### Entries shown
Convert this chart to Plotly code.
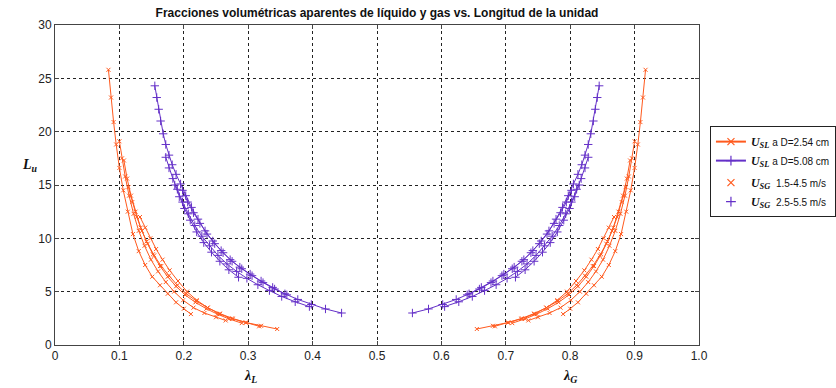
import plotly.graph_objects as go

# Liquid hold-up (lambda_L) vs unit length (Lu), D = 2.54 cm, one curve per U_SL
orange_lam = [
    [0.083, 0.087, 0.091, 0.095, 0.100, 0.106, 0.113, 0.121, 0.130, 0.140, 0.151, 0.163, 0.175, 0.188, 0.200, 0.211],
    [0.100, 0.104, 0.109, 0.115, 0.122, 0.130, 0.139, 0.149, 0.160, 0.172, 0.185, 0.199, 0.215, 0.232, 0.250, 0.265],
    [0.107, 0.112, 0.118, 0.125, 0.133, 0.142, 0.152, 0.163, 0.175, 0.188, 0.202, 0.218, 0.235, 0.252, 0.270, 0.290],
    [0.114, 0.120, 0.127, 0.135, 0.144, 0.154, 0.165, 0.177, 0.190, 0.204, 0.220, 0.237, 0.256, 0.275, 0.296, 0.317],
    [0.132, 0.140, 0.148, 0.157, 0.167, 0.178, 0.191, 0.205, 0.220, 0.237, 0.256, 0.276, 0.297, 0.320, 0.345],
]
orange_lu = [
    [25.8, 23.2, 20.9, 18.8, 16.6, 14.5, 12.5, 10.4, 8.8, 7.5, 6.4, 5.6, 4.8, 4.0, 3.4, 2.9],
    [19.1, 17.5, 15.8, 14.0, 12.3, 10.7, 9.3, 8.0, 6.9, 5.9, 5.0, 4.2, 3.5, 3.0, 2.6, 2.3],
    [17.3, 15.6, 14.0, 12.5, 11.0, 9.7, 8.5, 7.4, 6.4, 5.5, 4.7, 4.0, 3.4, 2.9, 2.45, 2.05],
    [14.8, 13.4, 12.0, 10.7, 9.5, 8.4, 7.4, 6.5, 5.6, 4.8, 4.1, 3.5, 2.95, 2.5, 2.1, 1.75],
    [12.0, 11.0, 10.0, 9.0, 8.0, 7.0, 6.0, 5.0, 4.2, 3.5, 2.9, 2.45, 2.1, 1.8, 1.5],
]

# Same quantities for D = 5.08 cm
purple_lam = [
    [0.155, 0.158, 0.161, 0.164, 0.168, 0.172, 0.177, 0.182, 0.188, 0.195, 0.203, 0.212, 0.222,
     0.233, 0.245, 0.258, 0.272, 0.287, 0.303, 0.320, 0.338, 0.357, 0.377, 0.398, 0.420, 0.445],
    [0.172, 0.177, 0.183, 0.190, 0.198, 0.207, 0.217, 0.228, 0.240, 0.253, 0.267, 0.282, 0.298,
     0.315, 0.333, 0.352, 0.373, 0.395],
    [0.186, 0.193, 0.201, 0.210, 0.220, 0.231, 0.243, 0.256, 0.270, 0.285],
    [0.198, 0.206, 0.215, 0.225, 0.236, 0.248, 0.261, 0.275, 0.290, 0.306, 0.323, 0.341, 0.360],
]
purple_lu = [
    [24.3, 23.2, 22.1, 21.0, 19.8, 18.8, 17.8, 16.9, 16.0, 15.1, 14.0, 12.9, 11.8,
     10.7, 9.75, 8.85, 8.0, 7.3, 6.65, 6.0, 5.4, 4.8, 4.27, 3.8, 3.38, 3.0],
    [17.6, 16.6, 15.6, 14.6, 13.4, 12.3, 11.2, 10.2, 9.3, 8.4, 7.6, 6.9, 6.25,
     5.65, 5.1, 4.55, 4.05, 3.6],
    [15.0, 13.9, 12.8, 11.7, 10.6, 9.6, 8.7, 7.85, 7.05, 6.35],
    [14.5, 13.4, 12.4, 11.4, 10.4, 9.5, 8.65, 7.85, 7.15, 6.5, 5.85, 5.25, 4.7],
]

x_tickvals = [0, 0.1, 0.2, 0.3, 0.4, 0.5, 0.6, 0.7, 0.8, 0.9, 1.0]
x_ticktext = ["0", "0.1", "0.2", "0.3", "0.4", "0.5", "0.6", "0.7", "0.8", "0.9", "1.0"]
y_tickvals = [0, 5, 10, 15, 20, 25, 30]

ORANGE = "#FF5A1E"
PURPLE = "#6430C8"

fig = go.Figure()


def add_family(lams, lus, color, symbol, size):
    for lam, lu in zip(lams, lus):
        # liquid fraction on the left, gas fraction (1 - lambda_L) on the right
        for xs in (lam, [1 - v for v in lam]):
            fig.add_trace(go.Scatter(
                x=xs, y=lu, mode="lines+markers", showlegend=False,
                line=dict(color=color, width=1),
                marker=dict(symbol=symbol, size=size, color=color,
                            line=dict(color=color, width=1)),
                hoverinfo="skip",
            ))


add_family(orange_lam, orange_lu, ORANGE, "x-thin-open", 4)
add_family(purple_lam, purple_lu, PURPLE, "cross-thin-open", 6)

usl = "<span style='font-family:Liberation Serif;font-size:12px'><b><i>U<sub>SL</sub></i></b></span>"
usg = "<span style='font-family:Liberation Serif;font-size:12px'><b><i>U<sub>SG</sub></i></b></span>"

legend_items = [
    (usl + " a D=2.54 cm", ORANGE, "lines+markers", "x-thin-open", "g1"),
    (usl + " a D=5.08 cm", PURPLE, "lines+markers", "cross-thin-open", "g1"),
    (usg + "  1.5-4.5 m/s", ORANGE, "markers", "x-thin-open", "g2"),
    (usg + "  2.5-5.5 m/s", PURPLE, "markers", "cross-thin-open", "g2"),
]
for name, color, mode, symbol, grp in legend_items:
    fig.add_trace(go.Scatter(
        x=[None], y=[None], mode=mode, name=name, legendgroup=grp,
        line=dict(color=color, width=2),
        marker=dict(symbol=symbol, size=7, color=color, line=dict(color=color, width=1.2)),
    ))

axis_common = dict(
    showgrid=True, gridcolor="#222222", griddash="dot", gridwidth=1,
    showline=True, linecolor="#444444", linewidth=1, mirror="allticks",
    ticks="inside", ticklen=4, tickcolor="#444444",
    zeroline=False,
    tickfont=dict(family="Liberation Sans", size=12, color="#222222"),
)

fig.update_layout(
    width=836, height=388,
    margin=dict(l=55, r=137, t=25, b=43, autoexpand=False),
    paper_bgcolor="white", plot_bgcolor="white",
    title=dict(
        text="<b>Fracciones volumétricas aparentes de líquido y gas vs. Longitud de la unidad</b>",
        x=0.5, xref="paper", xanchor="center",
        y=1 - 13 / 388, yref="container", yanchor="middle",
        font=dict(family="Liberation Sans", size=12, color="#111111"),
    ),
    xaxis=dict(range=[0, 1], tickvals=x_tickvals, ticktext=x_ticktext, **axis_common),
    yaxis=dict(range=[0, 30], tickvals=y_tickvals, **axis_common),
    legend=dict(
        x=1.017, y=0.684, xanchor="left", yanchor="top",
        bordercolor="#222222", borderwidth=1, bgcolor="white",
        font=dict(family="Liberation Sans", size=10, color="#111111"),
        tracegroupgap=3, itemwidth=30,
    ),
    showlegend=True,
)

label_font = dict(family="Liberation Serif", size=14, color="#111111")
fig.add_annotation(text="<b><i>L<sub>u</sub></i></b>", xref="paper", yref="paper",
                   x=-25 / 644, y=(345 - 165) / 320, xanchor="center", yanchor="middle",
                   showarrow=False, font=label_font)
fig.add_annotation(text="<b><i>λ<sub>L</sub></i></b>", xref="x", yref="paper",
                   x=0.303, y=-31 / 320, xanchor="center", yanchor="middle",
                   showarrow=False, font=label_font)
fig.add_annotation(text="<b><i>λ<sub>G</sub></i></b>", xref="x", yref="paper",
                   x=0.799, y=-31 / 320, xanchor="center", yanchor="middle",
                   showarrow=False, font=label_font)

fig.write_html("out.html")
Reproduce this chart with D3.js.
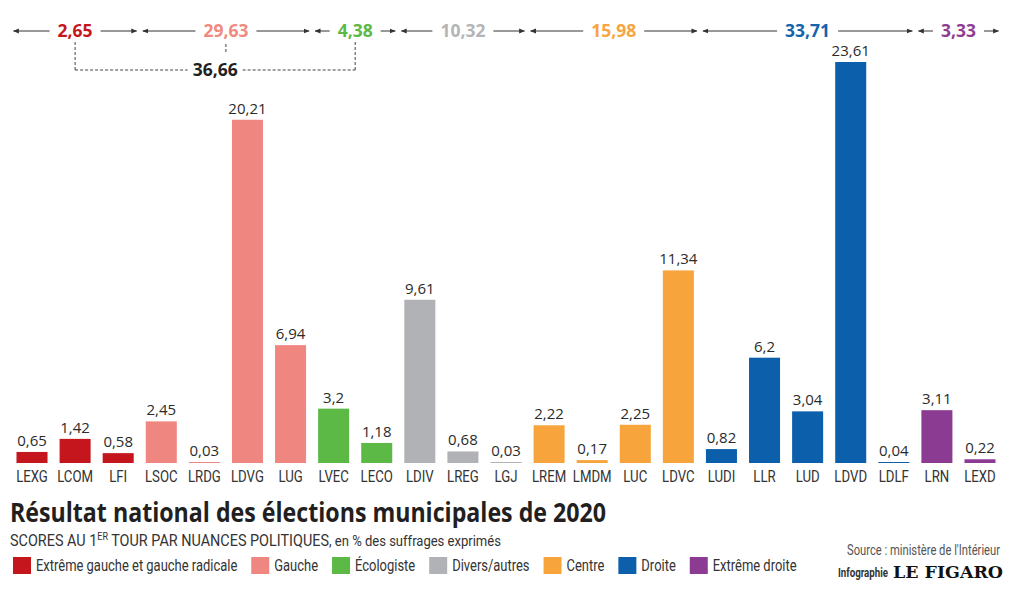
<!DOCTYPE html>
<html>
<head>
<meta charset="utf-8">
<script src="https://cdn.jsdelivr.net/npm/d3@7/dist/d3.min.js"></script>
<style>
  body { margin: 0; background: #fff; }
  svg { display: block; }
  .narrow { font-family: "Roboto", sans-serif; }
</style>
</head>
<body>
<svg id="chart" width="1021" height="589"></svg>
<script>
const CATEGORIES = ["LEXG", "LCOM", "LFI", "LSOC", "LRDG", "LDVG", "LUG", "LVEC", "LECO",
  "LDIV", "LREG", "LGJ", "LREM", "LMDM", "LUC", "LDVC", "LUDI", "LLR", "LUD", "LDVD",
  "LDLF", "LRN", "LEXD"];
const VALUES = [0.65, 1.42, 0.58, 2.45, 0.03, 20.21, 6.94, 3.2, 1.18,
  9.61, 0.68, 0.03, 2.22, 0.17, 2.25, 11.34, 0.82, 6.2, 3.04, 23.61,
  0.04, 3.11, 0.22];
const CATEGORY_GROUP = [0, 0, 0, 1, 1, 1, 1, 2, 2, 3, 3, 3, 4, 4, 4, 4, 5, 5, 5, 5, 5, 6, 6];
const GROUP_NAMES = ["Extrême gauche et gauche radicale", "Gauche", "Écologiste",
  "Divers/autres", "Centre", "Droite", "Extrême droite"];
const GROUP_COLORS = ["#c4161c", "#f08680", "#5cb946", "#b1b2b5", "#f7a43c", "#0b5fab", "#8c3b93"];
const TEXT_COLORS = ["#c8161d", "#f08a80", "#5cb946", "#b5b5b8", "#f7a541", "#1563ad", "#8e3d93"];
const LEFT_UNION = [0, 1, 2];

const fmt = (v) => String(+v.toFixed(2)).replace(".", ",");

const svg = d3.select("#chart");

// condensed text: Roboto squeezed horizontally around its anchor point
const narrow = (parent, x0, y0, k) =>
  parent.append("text")
    .attr("class", "narrow")
    .attr("transform", `translate(${x0},${y0}) scale(${k},1)`);

const x = d3.scaleBand().domain(CATEGORIES).range([16.5, 995.5]).paddingInner(0.28);
const y = d3.scaleLinear().domain([0, d3.max(VALUES)]).range([463, 62]);

const bars = CATEGORIES.map((c, i) => ({ cat: c, value: VALUES[i], group: CATEGORY_GROUP[i] }));

// bars
svg.append("g")
  .selectAll("rect")
  .data(bars)
  .join("rect")
  .attr("x", (d) => x(d.cat))
  .attr("width", x.bandwidth())
  .attr("y", (d) => Math.min(y(d.value), y(0) - 1))
  .attr("height", (d) => Math.max(y(0) - y(d.value), 1))
  .attr("fill", (d) => GROUP_COLORS[d.group]);

// value labels
svg.append("g")
  .selectAll("text")
  .data(bars)
  .join("text")
  .attr("x", (d) => x(d.cat) + x.bandwidth() / 2)
  .attr("y", (d) => y(d.value) - 6)
  .attr("text-anchor", "middle")
  .style("font-family", "'Open Sans', sans-serif")
  .style("font-size", "15px")
  .style("fill", "#2b2b2b")
  .text((d) => fmt(d.value));

// category labels
const catG = svg.append("g");
bars.forEach((d) => {
  narrow(catG, x(d.cat) + x.bandwidth() / 2, 482, 0.8)
    .attr("text-anchor", "middle")
    .style("font-size", "16.5px")
    .style("fill", "#333")
    .text(d.cat);
});

// group totals with arrows
const groups = GROUP_NAMES.map((name, g) => {
  const members = bars.filter((d) => d.group == g);
  const x0 = x(members[0].cat) - 3;
  const x1 = x(members[members.length - 1].cat) + x.bandwidth() + 3;
  return { g, name, total: d3.sum(members, (d) => d.value), x0, x1, cx: (x0 + x1) / 2 };
});

const defs = svg.append("defs");
defs.append("marker")
  .attr("id", "arrow")
  .attr("viewBox", "0 0 10 10")
  .attr("refX", 9).attr("refY", 5)
  .attr("markerWidth", 6).attr("markerHeight", 6)
  .attr("orient", "auto-start-reverse")
  .attr("markerUnits", "userSpaceOnUse")
  .append("path")
  .attr("d", "M0,1 L10,5 L0,9 Z")
  .attr("fill", "#333");

const HEAD_Y = 31;
const head = svg.append("g");
groups.forEach((gr) => {
  const t = head.append("text")
    .attr("x", gr.cx)
    .attr("y", HEAD_Y + 6)
    .attr("text-anchor", "middle")
    .style("font-family", "'Open Sans', sans-serif")
    .style("font-weight", "bold")
    .style("font-size", "17.5px")
    .style("fill", TEXT_COLORS[gr.g])
    .text(fmt(gr.total));
  const w = t.node().getComputedTextLength();
  head.append("line")
    .attr("x1", gr.cx - w / 2 - 8).attr("x2", gr.x0)
    .attr("y1", HEAD_Y).attr("y2", HEAD_Y)
    .attr("stroke", "#333").attr("stroke-width", 1)
    .attr("marker-end", "url(#arrow)");
  head.append("line")
    .attr("x1", gr.cx + w / 2 + 8).attr("x2", gr.x1)
    .attr("y1", HEAD_Y).attr("y2", HEAD_Y)
    .attr("stroke", "#333").attr("stroke-width", 1)
    .attr("marker-end", "url(#arrow)");
});

// bracket for the left union
const ul = groups[LEFT_UNION[0]], um = groups[LEFT_UNION[1]], ur = groups[LEFT_UNION[2]];
const BR_Y = 70;
const midX = (ul.cx + ur.cx) / 2;
const union = svg.append("g");
const ut = union.append("text")
  .attr("x", midX)
  .attr("y", BR_Y + 6)
  .attr("text-anchor", "middle")
  .style("font-family", "'Open Sans', sans-serif")
  .style("font-weight", "bold")
  .style("font-size", "17.5px")
  .style("fill", "#231f20")
  .text(fmt(d3.sum(LEFT_UNION, (g) => groups[g].total)));
const uw = ut.node().getComputedTextLength();
const dash = (x1, y1, x2, y2) => union.append("line")
  .attr("x1", x1).attr("y1", y1).attr("x2", x2).attr("y2", y2)
  .attr("stroke", "#444").attr("stroke-width", 1).attr("stroke-dasharray", "3,2");
dash(ul.cx, 42, ul.cx, BR_Y);
dash(ur.cx, 42, ur.cx, BR_Y);
dash(um.cx, 44, um.cx, 54);
dash(ul.cx, BR_Y, midX - uw / 2 - 5, BR_Y);
dash(midX + uw / 2 + 5, BR_Y, ur.cx, BR_Y);

// title & subtitle
svg.append("text")
  .attr("x", 10).attr("y", 522)
  .style("font-family", "'Open Sans', sans-serif")
  .style("font-weight", "bold")
  .style("font-size", "26px")
  .style("fill", "#231f20")
  .attr("textLength", 596)
  .attr("lengthAdjust", "spacingAndGlyphs")
  .text("Résultat national des élections municipales de 2020");

const sub = narrow(svg, 10, 546, 0.9)
  .style("font-size", "16px")
  .style("fill", "#333");
sub.append("tspan").text("SCORES AU 1");
sub.append("tspan").attr("dy", -6).style("font-size", "10px").text("ER");
sub.append("tspan").attr("dy", 6).text(" TOUR PAR NUANCES POLITIQUES");
sub.append("tspan").style("font-size", "14.5px").text(", en % des suffrages exprimés");

// legend
const legend = svg.append("g");
const LEG_K = 0.81;
let lx = 13;
GROUP_NAMES.forEach((name, g) => {
  legend.append("rect")
    .attr("x", lx).attr("y", 557)
    .attr("width", 18).attr("height", 17)
    .attr("fill", GROUP_COLORS[g]);
  const t = narrow(legend, lx + 23, 571, LEG_K)
    .style("font-size", "16px")
    .style("fill", "#333")
    .text(name);
  lx += 23 + t.node().getComputedTextLength() * LEG_K + 14;
});

// source
narrow(svg, 1000, 555, 0.8)
  .attr("text-anchor", "end")
  .style("font-size", "14px")
  .style("fill", "#555")
  .text("Source : ministère de l'Intérieur");
narrow(svg, 888, 577, 0.72)
  .attr("text-anchor", "end")
  .style("font-weight", "bold")
  .style("font-size", "13.5px")
  .style("fill", "#333")
  .text("Infographie");
svg.append("text")
  .attr("x", 893).attr("y", 578)
  .style("font-family", "'DejaVu Serif', serif")
  .style("font-weight", "bold")
  .style("font-size", "17px")
  .style("fill", "#111")
  .attr("textLength", 110)
  .attr("lengthAdjust", "spacingAndGlyphs")
  .text("LE FIGARO");
</script>
</body>
</html>
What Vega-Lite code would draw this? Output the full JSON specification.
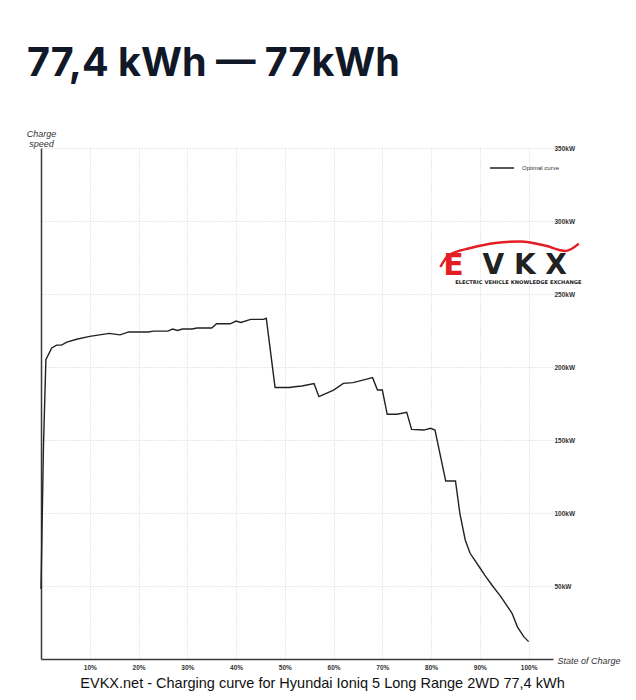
{
  "$schema": "https://vega.github.io/schema/vega-lite/v6.json",
  "width": 512,
  "height": 511,
  "autosize": "none",
  "padding": {"left": 41, "top": 148, "right": 83, "bottom": 41},
  "background": "white",
  "title": {
    "text": "77,4 kWh — 77kWh",
    "anchor": "start",
    "frame": "group",
    "orient": "top",
    "font": "Inter",
    "fontSize": 39.5,
    "fontWeight": 700,
    "color": "#111827",
    "dx": -14,
    "offset": 14,
    "baseline": "alphabetic"
  },
  "config": {"view": {"stroke": null}, "font": "Liberation Sans"},
  "datasets": {
    "curve": [
      {"soc": 0, "kw": 48}, {"soc": 0.5, "kw": 145}, {"soc": 1.0, "kw": 205},
      {"soc": 2.2, "kw": 213}, {"soc": 3.2, "kw": 215}, {"soc": 4.2, "kw": 215},
      {"soc": 5.3, "kw": 217}, {"soc": 7.3, "kw": 219}, {"soc": 10, "kw": 221},
      {"soc": 12, "kw": 222}, {"soc": 14, "kw": 223}, {"soc": 16.2, "kw": 222},
      {"soc": 18, "kw": 224}, {"soc": 22, "kw": 224}, {"soc": 23, "kw": 224.6},
      {"soc": 26, "kw": 224.6}, {"soc": 27, "kw": 226}, {"soc": 28, "kw": 225},
      {"soc": 29, "kw": 226}, {"soc": 31, "kw": 226}, {"soc": 32, "kw": 226.7},
      {"soc": 35, "kw": 226.7}, {"soc": 36, "kw": 229.6}, {"soc": 38.8, "kw": 229.6},
      {"soc": 40, "kw": 231.5}, {"soc": 41, "kw": 230.5}, {"soc": 43, "kw": 232.6},
      {"soc": 45.6, "kw": 232.6}, {"soc": 46.2, "kw": 233.4}, {"soc": 48, "kw": 186},
      {"soc": 51, "kw": 186}, {"soc": 52, "kw": 186.5}, {"soc": 53.5, "kw": 187},
      {"soc": 56, "kw": 188.6}, {"soc": 57, "kw": 179.7}, {"soc": 60, "kw": 184.2},
      {"soc": 62, "kw": 188.8}, {"soc": 64, "kw": 189.3}, {"soc": 66, "kw": 191},
      {"soc": 68, "kw": 192.7}, {"soc": 69, "kw": 184.2}, {"soc": 70, "kw": 184.2},
      {"soc": 71, "kw": 167.6}, {"soc": 73, "kw": 167.6}, {"soc": 75, "kw": 168.9},
      {"soc": 76, "kw": 157.3}, {"soc": 78.5, "kw": 156.8}, {"soc": 79.9, "kw": 158},
      {"soc": 80.8, "kw": 156.8}, {"soc": 83, "kw": 121.9}, {"soc": 85, "kw": 121.9},
      {"soc": 85.9, "kw": 99.8}, {"soc": 87, "kw": 81.5}, {"soc": 88, "kw": 72.4},
      {"soc": 90, "kw": 62.5}, {"soc": 91, "kw": 57.5}, {"soc": 92.5, "kw": 50.5},
      {"soc": 94.3, "kw": 42.7}, {"soc": 96.6, "kw": 31.3}, {"soc": 97.7, "kw": 22},
      {"soc": 99, "kw": 15.3}, {"soc": 100, "kw": 11.9}
    ],
    "logo_text": [
      {"label": "E", "part": "mark_red"},
      {"label": "V K X", "part": "mark_dark"},
      {"label": "ELECTRIC VEHICLE KNOWLEDGE EXCHANGE", "part": "tagline"}
    ],
    "logo_car": [
      {"soc": 81.9, "kw": 268.5}, {"soc": 83.6, "kw": 276.5}, {"soc": 88.1, "kw": 281.5},
      {"soc": 93.2, "kw": 285.0}, {"soc": 98.4, "kw": 286.0}, {"soc": 103.5, "kw": 283.0},
      {"soc": 107.6, "kw": 279.5}, {"soc": 110.3, "kw": 284.5}
    ]
  },
  "layer": [
    {
      "data": {"name": "curve"},
      "mark": {"type": "line", "strokeWidth": 1.4},
      "encoding": {
        "x": {
          "field": "soc", "type": "quantitative",
          "scale": {"domain": [0, 105], "nice": false},
          "axis": {
            "orient": "bottom",
            "values": [10, 20, 30, 40, 50, 60, 70, 80, 90, 100],
            "labelExpr": "datum.value + '%'",
            "labelFontSize": 6.5, "labelFontWeight": "bold", "labelColor": "#333",
            "labelPadding": 5, "ticks": false,
            "domainColor": "#3a3a3a", "domainWidth": 1.5,
            "grid": true, "gridColor": "#c8c8c8", "gridDash": [1, 2], "gridWidth": 0.8,
            "title": "State of Charge", "titleFontStyle": "italic", "titleFontWeight": "normal",
            "titleFontSize": 9, "titleColor": "#333",
            "titleX": 516, "titleY": 1, "titleAlign": "left", "titleBaseline": "middle"
          }
        },
        "y": {
          "field": "kw", "type": "quantitative",
          "scale": {"domain": [0, 350], "nice": false},
          "axis": {
            "orient": "left", "labels": false, "ticks": false, "grid": false,
            "domainColor": "#3a3a3a", "domainWidth": 1.5,
            "title": ["Charge", "speed"], "titleAngle": 0, "titleX": 0, "titleY": -19,
            "titleAlign": "center", "titleBaseline": "top", "titleFontStyle": "italic",
            "titleFontWeight": "normal", "titleFontSize": 9, "titleColor": "#333", "titleLineHeight": 10
          }
        },
        "color": {
          "datum": "Optimal curve",
          "scale": {"range": ["#222222"]},
          "legend": {
            "orient": "none", "legendX": 448, "legendY": 7, "title": null,
            "symbolType": "stroke", "symbolSize": 576, "symbolStrokeWidth": 1.5,
            "labelFontSize": 6, "labelColor": "#333", "labelOffset": 7
          }
        }
      }
    },
    {
      "data": {"name": "curve"},
      "mark": {"type": "point", "opacity": 0},
      "encoding": {
        "x": {
          "field": "soc", "type": "quantitative",
          "axis": {
            "orient": "bottom", "labels": false, "ticks": false, "domain": false, "grid": false,
            "title": "EVKX.net - Charging curve for Hyundai Ioniq 5 Long Range 2WD 77,4 kWh",
            "titleFontSize": 14.5, "titleFontWeight": "normal", "titleColor": "#111",
            "titleX": 281, "titleY": 28, "titleAlign": "center", "titleBaseline": "alphabetic"
          }
        },
        "y": {
          "field": "kw", "type": "quantitative",
          "axis": {
            "orient": "right", "values": [50, 100, 150, 200, 250, 300, 350],
            "labelExpr": "datum.value + 'kW'",
            "labelFontSize": 6.5, "labelFontWeight": "bold", "labelColor": "#333",
            "labelPadding": 1, "ticks": false, "domain": false,
            "grid": true, "gridColor": "#c8c8c8", "gridDash": [1, 2], "gridWidth": 0.8,
            "title": null
          }
        }
      }
    },
    {
      "data": {"name": "logo_car"},
      "mark": {"type": "line", "color": "#e31e24", "strokeWidth": 2.5, "interpolate": "monotone"},
      "encoding": {
        "x": {"field": "soc", "type": "quantitative", "axis": null},
        "y": {"field": "kw", "type": "quantitative", "axis": null}
      }
    },
    {
      "data": {"name": "logo_text"},
      "transform": [{"filter": "datum.part == 'mark_red'"}],
      "mark": {"type": "text", "font": "DejaVu Sans", "fontWeight": "bold", "fontSize": 30, "color": "#e31e24", "baseline": "middle", "align": "center"},
      "encoding": {
        "x": {"datum": 84.6, "type": "quantitative", "axis": null},
        "y": {"datum": 269.5, "type": "quantitative", "axis": null},
        "text": {"field": "label"}
      }
    },
    {
      "data": {"name": "logo_text"},
      "transform": [{"filter": "datum.part == 'mark_dark'"}],
      "mark": {"type": "text", "font": "DejaVu Sans", "fontWeight": "bold", "fontSize": 28, "color": "#222", "baseline": "middle", "align": "center"},
      "encoding": {
        "x": {"datum": 99.2, "type": "quantitative", "axis": null},
        "y": {"datum": 269.5, "type": "quantitative", "axis": null},
        "text": {"field": "label"}
      }
    },
    {
      "data": {"name": "logo_text"},
      "transform": [{"filter": "datum.part == 'tagline'"}],
      "mark": {"type": "text", "font": "DejaVu Sans", "fontWeight": "bold", "fontSize": 5.2, "color": "#222", "baseline": "middle", "align": "center"},
      "encoding": {
        "x": {"datum": 97.9, "type": "quantitative", "axis": null},
        "y": {"datum": 258.2, "type": "quantitative", "axis": null},
        "text": {"field": "label"}
      }
    }
  ],
  "resolve": {"axis": {"x": "independent", "y": "independent"}}
}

### Given exercise
In the entries above, find every line with the word "code" and list it.

### Reply
Convert this chart to Plotly code.
What Vega-Lite code would draw this? Output the full JSON specification.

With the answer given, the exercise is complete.